Little did anyone know that Keane was to become to Liverpool what Andriy Shevchenko was to Chelsea - an unwanted player signed by the club's hierarchy against the manager's wishes. Both players returned to the clubs from which they were signed; Shevchenko was sold back to AC Milan last summer, shortly after Keane arrived at Anfield. This week Keane was resigned by Spurs after only five goals in 19 appearances - an identical statistic to Andriy Voronin who was sent on loan to Hertha Berlin by Rafael Benitez at the start of the season.

The Daily Mirror's Brian Reade summed up the situation surrounding Keane best prior to the Irishman's departure in his weekly column where he openly criticised the club's hierarchy.

Last summer, Benitez fancied him, but not as much as he fancied Gareth Barry. Parry fancied Keane so badly he paid over the odds, leaving Benitez without sufficient cash for Barry, and fuming.

Almost from day one Keane has felt unwanted, a feeling confirmed by regular substitutions, exclusion from the team and eventually, in a home derby, from the bench.
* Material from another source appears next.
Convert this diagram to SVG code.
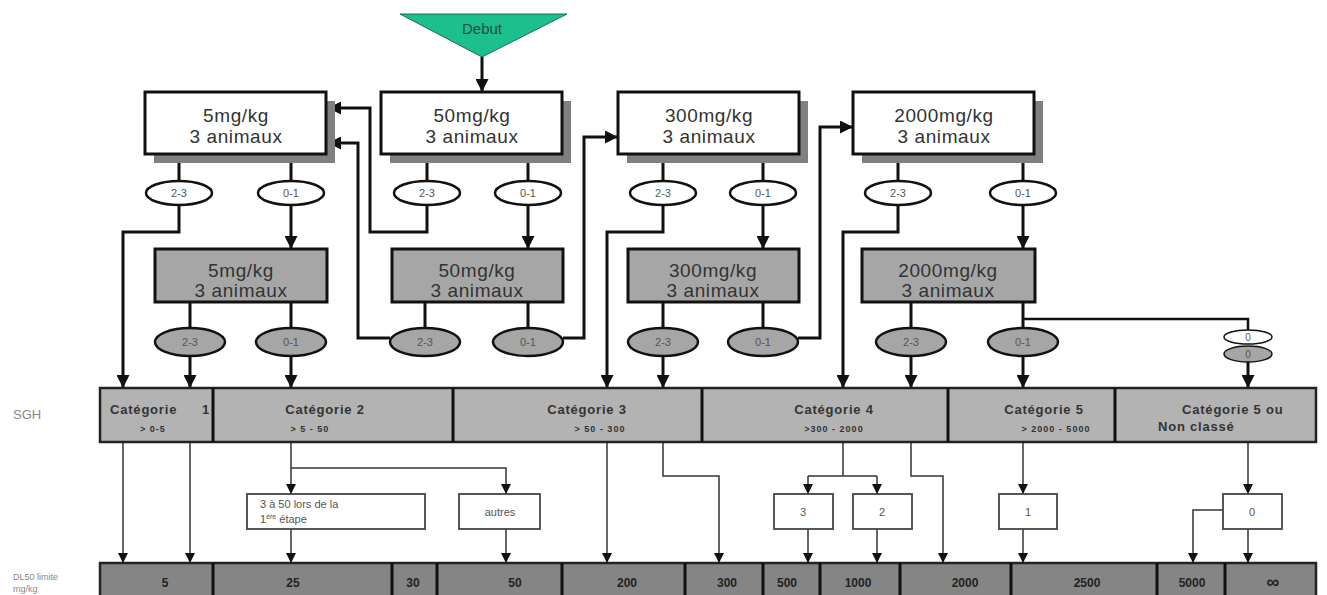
<svg xmlns="http://www.w3.org/2000/svg" width="1327" height="595" viewBox="0 0 1327 595">
<style>
.bg{fill:#ffffff}
.wbox{fill:#ffffff;stroke:#111;stroke-width:3}
.shadow{fill:#808080}
.gbox{fill:#a6a6a6;stroke:#111;stroke-width:3}
.wov{fill:#ffffff;stroke:#111;stroke-width:2.5}
.gov{fill:#a6a6a6;stroke:#111;stroke-width:2.5}
.big{font-family:"Liberation Sans",Arial,sans-serif;font-size:19px;fill:#333;text-anchor:middle;letter-spacing:0.6px}
.ov{font-family:"Liberation Sans",Arial,sans-serif;font-size:11px;fill:#555;text-anchor:middle}
.c{fill:none;stroke:#111;stroke-width:3}
.t{fill:none;stroke:#333;stroke-width:1.5}
.row{stroke:#222;stroke-width:2.5}
.div{stroke:#111;stroke-width:3}
.cat{font-family:"Liberation Sans",Arial,sans-serif;font-size:13px;font-weight:bold;fill:#333;letter-spacing:0.8px}
.sub{font-family:"Liberation Sans",Arial,sans-serif;font-size:9px;font-weight:bold;fill:#333;letter-spacing:1px}
.mbox{fill:#ffffff;stroke:#444;stroke-width:1.8}
.mt{font-family:"Liberation Sans",Arial,sans-serif;font-size:11px;fill:#555}
.val{font-family:"Liberation Sans",Arial,sans-serif;font-size:12px;font-weight:bold;fill:#222;text-anchor:middle}
.side{font-family:"Liberation Sans",Arial,sans-serif;fill:#888}
</style>
<defs>
<marker id="ah" viewBox="0 0 10 10" refX="10" refY="5" markerWidth="13" markerHeight="13" markerUnits="userSpaceOnUse" orient="auto"><path d="M0,0 L10,5 L0,10 z" fill="#111"/></marker>
<marker id="as" viewBox="0 0 10 10" refX="10" refY="5" markerWidth="10" markerHeight="10" markerUnits="userSpaceOnUse" orient="auto"><path d="M0,0 L10,5 L0,10 z" fill="#111"/></marker>
</defs>
<rect class="bg" x="0" y="0" width="1327" height="595"/>

<g id="debut">
<polygon points="400,14 567,14 482,57" fill="#1dbf8c" stroke="#1a6a55" stroke-width="1"/>
<text x="482" y="34" font-family="Liberation Sans, Arial, sans-serif" font-size="15" fill="#1d4f44" text-anchor="middle">Debut</text>
</g>

<g id="connectors">
<path class="c" d="M482,57 V92" marker-end="url(#ah)"/>
<path class="c" d="M179,154 V181 M291,154 V181 M427,154 V181 M528,154 V181 M663,154 V181 M763,154 V181 M898,154 V181 M1023,154 V181"/>
<path class="c" d="M291,206 V249" marker-end="url(#ah)"/>
<path class="c" d="M528,206 V249" marker-end="url(#ah)"/>
<path class="c" d="M763,206 V249" marker-end="url(#ah)"/>
<path class="c" d="M1023,206 V249" marker-end="url(#ah)"/>
<path class="c" d="M179,206 V232 H123 V388" marker-end="url(#ah)"/>
<path class="c" d="M427,206 V232 H370 V108 H328" marker-end="url(#ah)"/>
<path class="c" d="M663,206 V232 H607 V388" marker-end="url(#ah)"/>
<path class="c" d="M898,206 V232 H843 V388" marker-end="url(#ah)"/>
<path class="c" d="M190,302 V328 M291,302 V328 M425,302 V328 M528,302 V328 M663,302 V328 M763,302 V328 M911,302 V328 M1023,302 V328"/>
<path class="c" d="M190,356 V388" marker-end="url(#ah)"/>
<path class="c" d="M291,356 V388" marker-end="url(#ah)"/>
<path class="c" d="M390,338 H358 V143 H328" marker-end="url(#ah)"/>
<path class="c" d="M563,338 H584 V137 H618" marker-end="url(#ah)"/>
<path class="c" d="M663,356 V388" marker-end="url(#ah)"/>
<path class="c" d="M798,338 H820 V127 H853" marker-end="url(#ah)"/>
<path class="c" d="M911,356 V388" marker-end="url(#ah)"/>
<path class="c" d="M1023,356 V388" marker-end="url(#ah)"/>
<path class="c" d="M1023,319 H1248 V330" style="stroke-width:2.5"/>
<path class="c" d="M1248,362 V388" marker-end="url(#ah)"/>

<path class="t" d="M123,442 V563" marker-end="url(#as)"/>
<path class="t" d="M190,442 V563" marker-end="url(#as)"/>
<path class="t" d="M291,442 V494" marker-end="url(#as)"/>
<path class="t" d="M291,468 H506 V494" marker-end="url(#as)"/>
<path class="t" d="M291,529 V563" marker-end="url(#as)"/>
<path class="t" d="M506,529 V563" marker-end="url(#as)"/>
<path class="t" d="M607,442 V563" marker-end="url(#as)"/>
<path class="t" d="M663,442 V476 H719 V563" marker-end="url(#as)"/>
<path class="t" d="M843,442 V476 M808,476 H877"/>
<path class="t" d="M808,476 V494" marker-end="url(#as)"/>
<path class="t" d="M877,476 V494" marker-end="url(#as)"/>
<path class="t" d="M808,529 V563" marker-end="url(#as)"/>
<path class="t" d="M877,529 V563" marker-end="url(#as)"/>
<path class="t" d="M911,442 V476 H943 V563" marker-end="url(#as)"/>
<path class="t" d="M1023,442 V494" marker-end="url(#as)"/>
<path class="t" d="M1023,529 V563" marker-end="url(#as)"/>
<path class="t" d="M1248,442 V494" marker-end="url(#as)"/>
<path class="t" d="M1248,529 V563" marker-end="url(#as)"/>
<path class="t" d="M1223,510 H1193 V563" marker-end="url(#as)"/>
</g>

<g id="box-5-top">
<rect class="shadow" x="154" y="101" width="181" height="62"/>
<rect class="wbox" x="145" y="92" width="181" height="62"/>
<text class="big" x="236" y="122">5mg/kg</text>
<text class="big" x="236" y="143">3 animaux</text>
</g>
<g id="box-50-top">
<rect class="shadow" x="390" y="101" width="181" height="62"/>
<rect class="wbox" x="381" y="92" width="181" height="62"/>
<text class="big" x="472" y="122">50mg/kg</text>
<text class="big" x="472" y="143">3 animaux</text>
</g>
<g id="box-300-top">
<rect class="shadow" x="627" y="101" width="181" height="62"/>
<rect class="wbox" x="618" y="92" width="181" height="62"/>
<text class="big" x="709" y="122">300mg/kg</text>
<text class="big" x="709" y="143">3 animaux</text>
</g>
<g id="box-2000-top">
<rect class="shadow" x="862" y="101" width="181" height="62"/>
<rect class="wbox" x="853" y="92" width="181" height="62"/>
<text class="big" x="944" y="122">2000mg/kg</text>
<text class="big" x="944" y="143">3 animaux</text>
</g>

<g id="ov-top-5-23"><ellipse class="wov" cx="179" cy="193" rx="33" ry="12"/><text class="ov" x="179" y="197">2-3</text></g>
<g id="ov-top-5-01"><ellipse class="wov" cx="291" cy="193" rx="33" ry="12"/><text class="ov" x="291" y="197">0-1</text></g>
<g id="ov-top-50-23"><ellipse class="wov" cx="427" cy="193" rx="33" ry="12"/><text class="ov" x="427" y="197">2-3</text></g>
<g id="ov-top-50-01"><ellipse class="wov" cx="528" cy="193" rx="33" ry="12"/><text class="ov" x="528" y="197">0-1</text></g>
<g id="ov-top-300-23"><ellipse class="wov" cx="663" cy="193" rx="33" ry="12"/><text class="ov" x="663" y="197">2-3</text></g>
<g id="ov-top-300-01"><ellipse class="wov" cx="763" cy="193" rx="33" ry="12"/><text class="ov" x="763" y="197">0-1</text></g>
<g id="ov-top-2000-23"><ellipse class="wov" cx="898" cy="193" rx="33" ry="12"/><text class="ov" x="898" y="197">2-3</text></g>
<g id="ov-top-2000-01"><ellipse class="wov" cx="1023" cy="193" rx="33" ry="12"/><text class="ov" x="1023" y="197">0-1</text></g>

<g id="box-5-bot">
<rect class="gbox" x="155" y="249" width="172" height="53"/>
<text class="big" x="241" y="277">5mg/kg</text>
<text class="big" x="241" y="297">3 animaux</text>
</g>
<g id="box-50-bot">
<rect class="gbox" x="392" y="249" width="171" height="53"/>
<text class="big" x="477" y="277">50mg/kg</text>
<text class="big" x="477" y="297">3 animaux</text>
</g>
<g id="box-300-bot">
<rect class="gbox" x="628" y="249" width="171" height="53"/>
<text class="big" x="713" y="277">300mg/kg</text>
<text class="big" x="713" y="297">3 animaux</text>
</g>
<g id="box-2000-bot">
<rect class="gbox" x="862" y="249" width="173" height="53"/>
<text class="big" x="948" y="277">2000mg/kg</text>
<text class="big" x="948" y="297">3 animaux</text>
</g>

<g id="ov-bot-5-23"><ellipse class="gov" cx="190" cy="342" rx="35" ry="14"/><text class="ov" x="190" y="346">2-3</text></g>
<g id="ov-bot-5-01"><ellipse class="gov" cx="291" cy="342" rx="35" ry="14"/><text class="ov" x="291" y="346">0-1</text></g>
<g id="ov-bot-50-23"><ellipse class="gov" cx="425" cy="342" rx="35" ry="14"/><text class="ov" x="425" y="346">2-3</text></g>
<g id="ov-bot-50-01"><ellipse class="gov" cx="528" cy="342" rx="35" ry="14"/><text class="ov" x="528" y="346">0-1</text></g>
<g id="ov-bot-300-23"><ellipse class="gov" cx="663" cy="342" rx="35" ry="14"/><text class="ov" x="663" y="346">2-3</text></g>
<g id="ov-bot-300-01"><ellipse class="gov" cx="763" cy="342" rx="35" ry="14"/><text class="ov" x="763" y="346">0-1</text></g>
<g id="ov-bot-2000-23"><ellipse class="gov" cx="911" cy="342" rx="35" ry="14"/><text class="ov" x="911" y="346">2-3</text></g>
<g id="ov-bot-2000-01"><ellipse class="gov" cx="1023" cy="342" rx="35" ry="14"/><text class="ov" x="1023" y="346">0-1</text></g>
<g id="ov-zero-w"><ellipse class="wov" cx="1248" cy="337" rx="24" ry="7" style="stroke-width:1.5"/><text class="ov" x="1248" y="341" style="font-size:10px">0</text></g>
<g id="ov-zero-g"><ellipse class="gov" cx="1248" cy="354" rx="24" ry="8" style="stroke-width:1.5"/><text class="ov" x="1248" y="358" style="font-size:10px">0</text></g>

<g id="sgh">
<text class="side" x="13" y="419" font-size="13">SGH</text>
<rect class="row" x="100" y="388" width="1216" height="54" fill="#b3b3b3"/>
<path class="div" d="M213,388 V442 M453,388 V442 M702,388 V442 M948,388 V442 M1115,388 V442"/>
<text class="cat" x="110" y="414">Catégorie</text><text class="cat" x="202" y="414">1</text>
<text class="sub" x="153" y="432" text-anchor="middle">&gt; 0-5</text>
<text class="cat" x="325" y="414" text-anchor="middle">Catégorie 2</text>
<text class="sub" x="310" y="432" text-anchor="middle">&gt; 5 - 50</text>
<text class="cat" x="587" y="414" text-anchor="middle">Catégorie 3</text>
<text class="sub" x="600" y="432" text-anchor="middle">&gt;  50 - 300</text>
<text class="cat" x="834" y="414" text-anchor="middle">Catégorie 4</text>
<text class="sub" x="834" y="432" text-anchor="middle">&gt;300 - 2000</text>
<text class="cat" x="1044" y="414" text-anchor="middle">Catégorie 5</text>
<text class="sub" x="1056" y="432" text-anchor="middle">&gt; 2000 - 5000</text>
<text class="cat" x="1182" y="414">Catégorie 5 ou</text>
<text class="cat" x="1158" y="431">Non classé</text>
</g>

<g id="m-3a50"><rect class="mbox" x="247" y="494" width="178" height="35"/>
<text class="mt" x="260" y="508">3 à 50 lors de la</text>
<text class="mt" x="260" y="523">1<tspan font-size="7" dy="-4">ère</tspan><tspan dy="4"> étape</tspan></text></g>
<g id="m-autres"><rect class="mbox" x="459" y="494" width="81" height="35"/><text class="mt" x="500" y="516" text-anchor="middle">autres</text></g>
<g id="m-3"><rect class="mbox" x="774" y="494" width="59" height="35"/><text class="mt" x="803" y="516" text-anchor="middle">3</text></g>
<g id="m-2"><rect class="mbox" x="853" y="494" width="59" height="35"/><text class="mt" x="882" y="516" text-anchor="middle">2</text></g>
<g id="m-1"><rect class="mbox" x="999" y="494" width="58" height="35"/><text class="mt" x="1028" y="516" text-anchor="middle">1</text></g>
<g id="m-0"><rect class="mbox" x="1223" y="494" width="59" height="35"/><text class="mt" x="1252" y="516" text-anchor="middle">0</text></g>

<g id="dl50">
<text class="side" x="13" y="580" font-size="9">DL50  limite</text>
<text class="side" x="13" y="592" font-size="9">mg/kg</text>
<rect class="row" x="100" y="563" width="1216" height="40" fill="#858585"/>
<path class="div" d="M213,563 V595 M392,563 V595 M437,563 V595 M562,563 V595 M685,563 V595 M763,563 V595 M820,563 V595 M900,563 V595 M1011,563 V595 M1157,563 V595 M1225,563 V595"/>
<text class="val" x="165" y="587">5</text>
<text class="val" x="293" y="587">25</text>
<text class="val" x="413" y="587">30</text>
<text class="val" x="515" y="587">50</text>
<text class="val" x="627" y="587">200</text>
<text class="val" x="727" y="587">300</text>
<text class="val" x="787" y="587">500</text>
<text class="val" x="858" y="587">1000</text>
<text class="val" x="965" y="587">2000</text>
<text class="val" x="1087" y="587">2500</text>
<text class="val" x="1192" y="587">5000</text>
<text class="val" x="1273" y="588" style="font-size:18px">∞</text>
</g>
</svg>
And this week he’s all but been encouraged to leave.

So instead of watching a proven striker winning games, the fans stare dumbfounded at a £20million pawn in a long-running power struggle. Nothing exposes the divisions at the heart of the club more.

The player was used as a pawn in a power struggle between Benitez, chief executive Rick Parry and co-owners George Gillett and Tom Hicks however it appears that Parry sanctioned the deal, as Reade rightly pointed out. Reade also stated that Benitez seems to be so hellbent on winning personal battles with the club hierarchy that he was 'alienating everyone around him'. This seems to be the problem at the forefront of the manager's negotiations over a new contract. He wants to run everything from the shop floor. Whilst the transfer issue is a difficult area to clarify, Benitez's demand of full control of the youth set up at Liverpool will not sit right with the likes of John Owens and Hugh McAuley who have been at the forefront of it since the early 1990s when Robbie Fowler and Steve McManaman broke through the ranks.
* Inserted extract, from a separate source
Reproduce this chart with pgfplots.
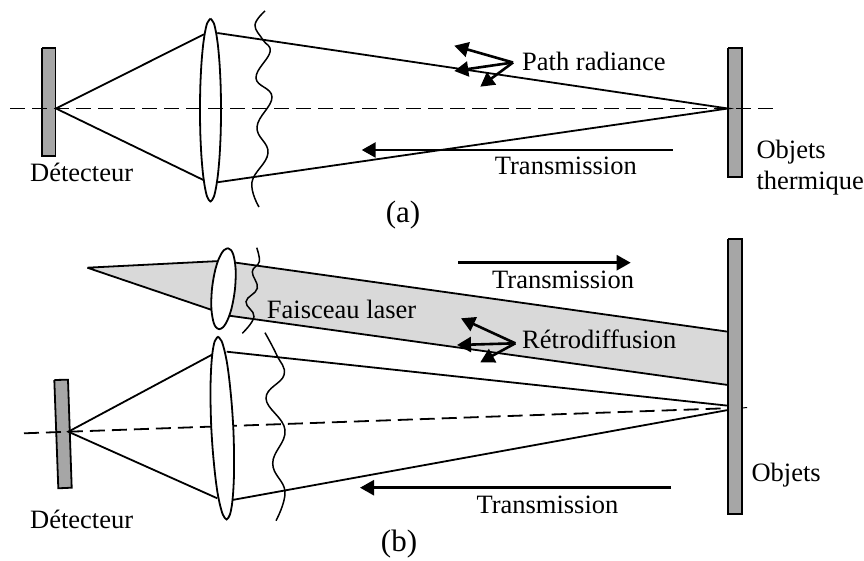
\documentclass[border=0pt]{standalone}
\usepackage{fontspec}
\setmainfont{Liberation Serif}
\usepackage{pgfplots}
\pgfplotsset{compat=1.18}
\usetikzlibrary{arrows.meta}
\definecolor{rectgray}{HTML}{A6A6A6}
\definecolor{beamgray}{HTML}{D9D9D9}
\tikzset{
  myray/.style={black,line width=1.8pt,no markers},
  mywave/.style={black,line width=1.5pt,no markers,smooth,tension=0.7},
  mydash/.style={black,line width=1.8pt,no markers,dash pattern=on 15pt off 7pt},
  myshape/.style={black,line width=1.8pt,no markers,line join=miter},
  myarr/.style={black,line width=2.6pt,no markers,-{Triangle[length=14pt,width=15pt]}},
  mylab/.style={anchor=base west,inner sep=0pt,font=\fontsize{26.5}{30}\selectfont},
  mycap/.style={anchor=base,inner sep=0pt,font=\fontsize{31}{34}\selectfont},
}
\begin{document}
\begin{tikzpicture}
\begin{axis}[
  scale only axis,width=864pt,height=561pt,
  xmin=0,xmax=864,ymin=0,ymax=561,y dir=reverse,
  hide axis,clip=false]
\path (axis cs:0,0) (axis cs:864,561);
% ---------- (a) ----------
\addplot[myshape,fill=rectgray] coordinates {(42,48)(55.5,48)(55.5,156)(42,156)(42,48)};
\addplot[myshape,fill=rectgray] coordinates {(728,48)(742,48)(742,177)(728,177)(728,48)};
\addplot[myray] coordinates {(204,34.3)(56,108.5)(204,180.3)};
\addplot[myray] coordinates {(217.3,33)(728,108.5)(217.3,182.3)};
\addplot[myshape,smooth] coordinates {(210.5,18.5)(213.8,23.1)(216,32.2)(218,46)(219.6,64.3)(220.7,87.1)(221,110)(220.7,132.9)(219.6,155.8)(218,174.1)(216,187.8)(213.8,196.9)(210.5,201.5)(207.2,196.9)(205,187.8)(203,174.1)(201.4,155.8)(200.3,132.9)(200,110)(200.3,87.1)(201.4,64.3)(203,46)(205,32.2)(207.2,23.1)(210.5,18.5)};
\addplot[mydash] coordinates {(10,108.5)(775,108.5)};
\addplot[mywave] coordinates {(265,11)(255,25)(263,40)(270,52)(256,78)(272,97)(257,127)(268,153)(252,182)(259,207)};
\addplot[myarr] coordinates {(672.7,150)(361.7,150)};
\addplot[myarr] coordinates {(513,62.5)(454.3,45.7)};
\addplot[myarr] coordinates {(513,62.5)(454.3,71)};
\addplot[myarr] coordinates {(513,62.5)(480.3,86.7)};
\node[mylab] at (axis cs:30,181.7) {Détecteur};
\node[mylab] at (axis cs:522,70.7) {Path radiance};
\node[mylab] at (axis cs:494.7,175) {Transmission};
\node[mylab] at (axis cs:756.3,159) {Objets};
\node[mylab] at (axis cs:756.3,190) {thermique};
\node[mycap] at (axis cs:403,223) {(a)};
% ---------- (b) ----------
\addplot[myshape,fill=beamgray] coordinates {(87.3,267.7)(220,261)(236,262.7)(728,331.7)(728,385)(229.3,315.7)(212,310)(87.3,267.7)};
\addplot[myshape,fill=rectgray] coordinates {(728,239.3)(742,239.3)(742,514)(728,514)(728,239.3)};
\addplot[myshape,fill=rectgray] coordinates {(54.3,380)(68,379.7)(71.7,487.7)(58.3,488.3)(54.3,380)};
\addplot[myray] coordinates {(213.3,354)(68.3,431.7)(217.3,498.3)};
\addplot[myray] coordinates {(226.7,351.7)(728,405.7)};
\addplot[myray] coordinates {(232.3,500)(728,410)};
\addplot[mydash] coordinates {(24,433.3)(728,408.2)};
\addplot[black,line width=1pt,no markers] coordinates {(742,407.8)(747,407.7)};
\addplot[myshape,fill=white,smooth] coordinates {(227.7,248.2)(231.1,250.2)(233.2,254.3)(234.6,260.3)(235.6,268.5)(235.65,278.6)(235,288.7)(233.55,298.8)(231.4,309)(228.8,317)(226,323.1)(223.1,327.2)(219.3,329.2)(215.9,327.2)(213.8,323.1)(212.4,317)(211.4,309)(211.35,298.8)(212,288.7)(213.45,278.6)(215.6,268.5)(218.2,260.3)(221,254.3)(223.9,250.2)(227.7,248.2)};
\addplot[myshape,fill=white,smooth] coordinates {(218,336.5)(221.6,341.1)(224.4,350.2)(227.2,364)(229.6,382.3)(231.8,405.1)(233.3,428)(234,450.9)(234,473.8)(233.2,492)(231.8,505.8)(229.8,514.9)(226.6,519.5)(223,514.9)(220.2,505.8)(217.4,492)(215,473.8)(212.8,450.9)(211.3,428)(210.6,405.1)(210.6,382.3)(211.4,364)(212.8,350.2)(214.8,341.1)(218,336.5)};
\addplot[mywave] coordinates {(256.7,247.7)(259.3,261.7)(252.3,271.7)(257.3,288.3)(246,301.7)(254,316.7)(242.3,333.3)};
\addplot[mywave] coordinates {(265,332.7)(276.7,355)(284,375)(266,398.3)(285,430)(272.7,463.3)(285,491.7)(276,520.7)};
\addplot[myarr] coordinates {(458,262.7)(630.7,262.7)};
\addplot[myarr] coordinates {(671,487.7)(360,487.7)};
\addplot[myarr] coordinates {(515.3,343.3)(461,318.3)};
\addplot[myarr] coordinates {(515.3,343.3)(457,345)};
\addplot[myarr] coordinates {(515.3,343.3)(480.3,362.3)};
\node[mylab] at (axis cs:266.7,318.3) {Faisceau laser};
\node[mylab] at (axis cs:522,348.3) {Rétrodiffusion};
\node[mylab] at (axis cs:492,288.3) {Transmission};
\node[mylab] at (axis cs:476.3,513.3) {Transmission};
\node[mylab] at (axis cs:751.3,481.7) {Objets};
\node[mylab] at (axis cs:30,528.3) {Détecteur};
\node[mycap] at (axis cs:399,551.7) {(b)};
\end{axis}
\end{tikzpicture}
\end{document}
Looking at this with hindsight, for all the times Robbie Keane complained to referees and lacked the qualities of the player that achieved cult hero status at Tottenham Hotspur it appears that his frustrations were boiling over rather than him acting like a spoilt brat. Genuine sympathy goes out to the player because as far as mercenaries go, Robbie Keane wasn't one of them when he signed for Liverpool. Now he is back to square one and having to rebuild his career at Spurs. It's highly demoralising as a supporter to know that a player with the love and passion for a club as Keane has, or had, for Liverpool has been toyed with all for the sake of a petty dispute between a manager and the boardroom.

Robbie Keane is now on the back foot. He has lost six months of his footballing career and at 28 his time is precious. No doubt he will see out his career at White Hart Lane and despite him being at the club for a relatively short time, his name will be etched into fans' folklore as the player who suffered most in this ongoing power struggle between Gillett, Hicks, Parry and Benitez.

All that there is left is to wish Robbie the best, hope he can rebuild his career and say sorry for this whole debacle. It's a pity that the men at the helm of this mess won't be the ones apologising.